Virgin Atlantic on Offensive as Delta Deal Ends Wilderness Years
Virgin Atlantic Airways Ltd. will go on the offensive under new Chief Executive Officer Craig Kreeger as an equity deal with Delta Air Lines Inc. gives it the backing to take on bigger rivals, outgoing CEO Steve Ridgway said.
Kreeger, a 53-year-old American, was appointed to the top position on Jan. 8, four weeks after Delta agreed to pay Singapore Airlines Ltd. $360 million for a 49 percent stake in Virgin, which is majority owned by billionaire Richard Branson.
“There’s now a shareholder with a significant strategic interest in what Virgin Atlantic brings them,” Ridgway said in an interview. “We’ve been in fighting mode for the last four to five years. This should put us back on a growth trajectory.”

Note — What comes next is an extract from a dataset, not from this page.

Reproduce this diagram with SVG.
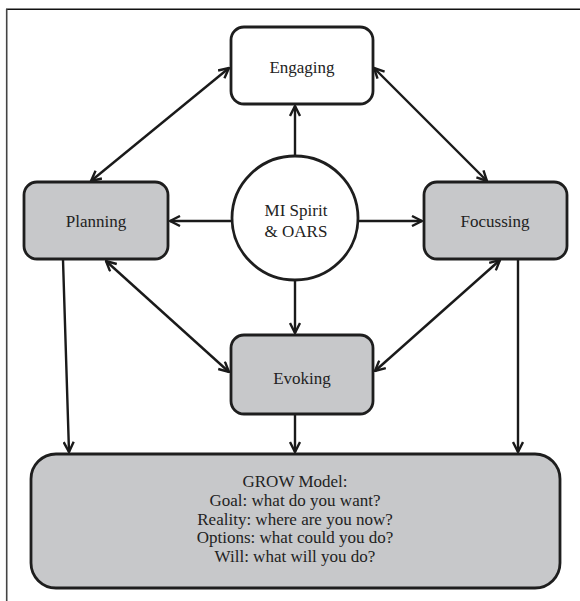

The first task for Kreeger, who took over on Feb. 1, will be to expedite the two-month old joint venture agreement with Delta, Ridgway said. The new CEO’s 27 years at AMR Corp., where he helped coordinate a joint venture between American Airlines and BA, should help him deliver on the new tie-up, he said.

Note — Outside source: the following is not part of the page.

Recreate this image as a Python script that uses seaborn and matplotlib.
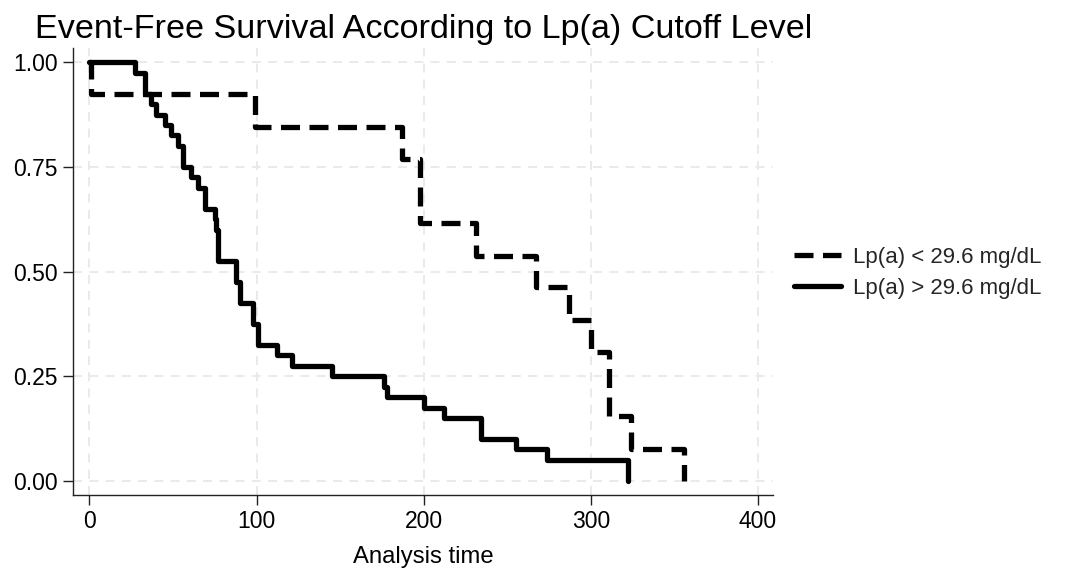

“He brings a wealth of experience at American in dealing and working with British Airways,” Ridgway said yesterday in London. “That’s what we need because we’ve got to put together this North Atlantic joint venture now and there is a set of skills there that Virgin needs to have.”

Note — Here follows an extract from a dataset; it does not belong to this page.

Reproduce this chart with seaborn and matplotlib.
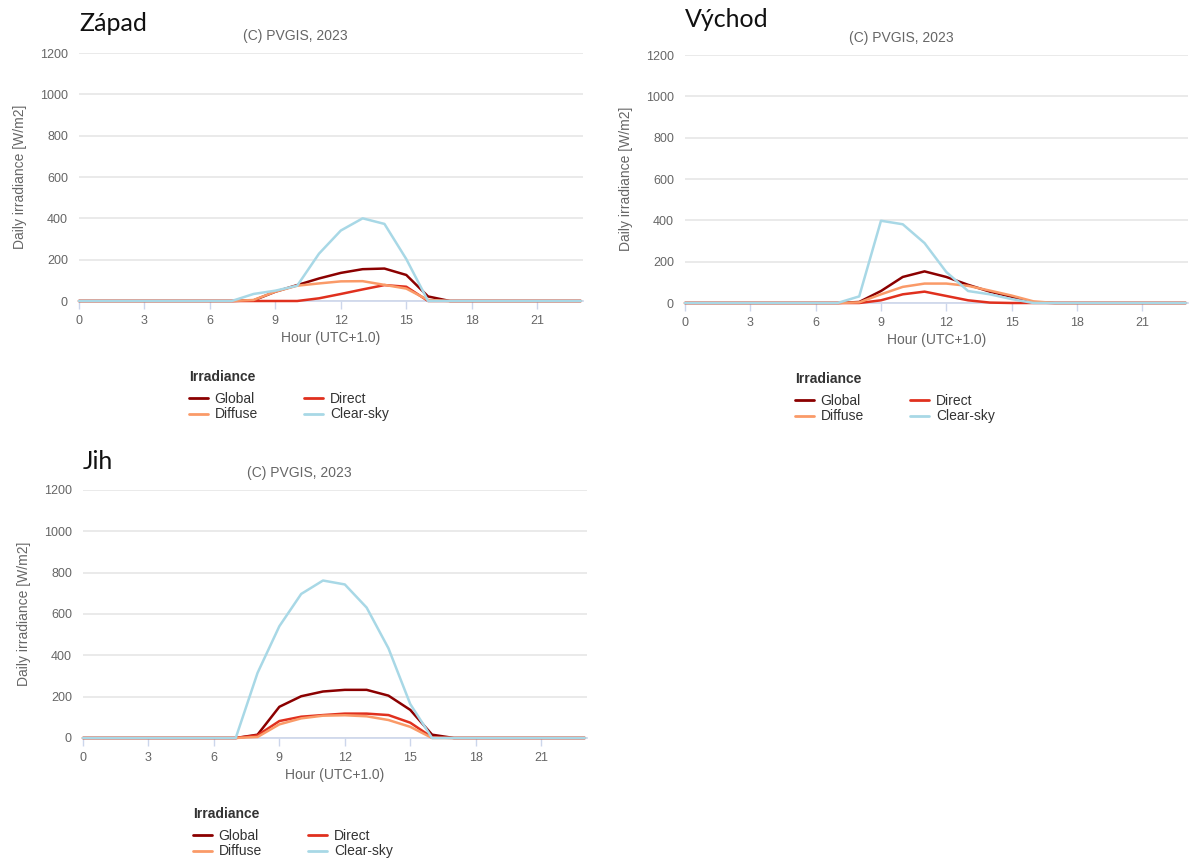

Delta and Virgin are seeking antitrust immunity that would let them coordinate schedules and pricing and share costs and sales from 31 joint-venture flights over the Atlantic regardless of whose plane operates the route. They also will offer reciprocal frequent-flier benefits and use of airport lounges.
The deal gives Delta a platform at London Heathrow airport, Europe’s busiest and the home base for British Airways, Virgin’s biggest rival and the top carrier in the world-leading North Atlantic corporate travel market.
The Atlanta-based-carrier “didn’t have the right presence in London, which you need to have if you’re going to be a corporate player, and we bring that,” Ridgway said.
Kreeger will also need to reinvigorate a business battered by the global economic downturn, rising fuel prices and fast- consolidating, better-connected rivals.
Virgin Atlantic had an 80.2 million-pound ($125.9 million) loss in the year through February and has delayed adding bigger planes while cutting unprofitable routes to destinations including Nairobi in Kenya, and Kingston, Jamaica.
“Let’s face it, it’s been brutal,” Ridgway said, adding that the global economy appears to be stabilizing. There’s “that bit of blue sky down the road,” he said.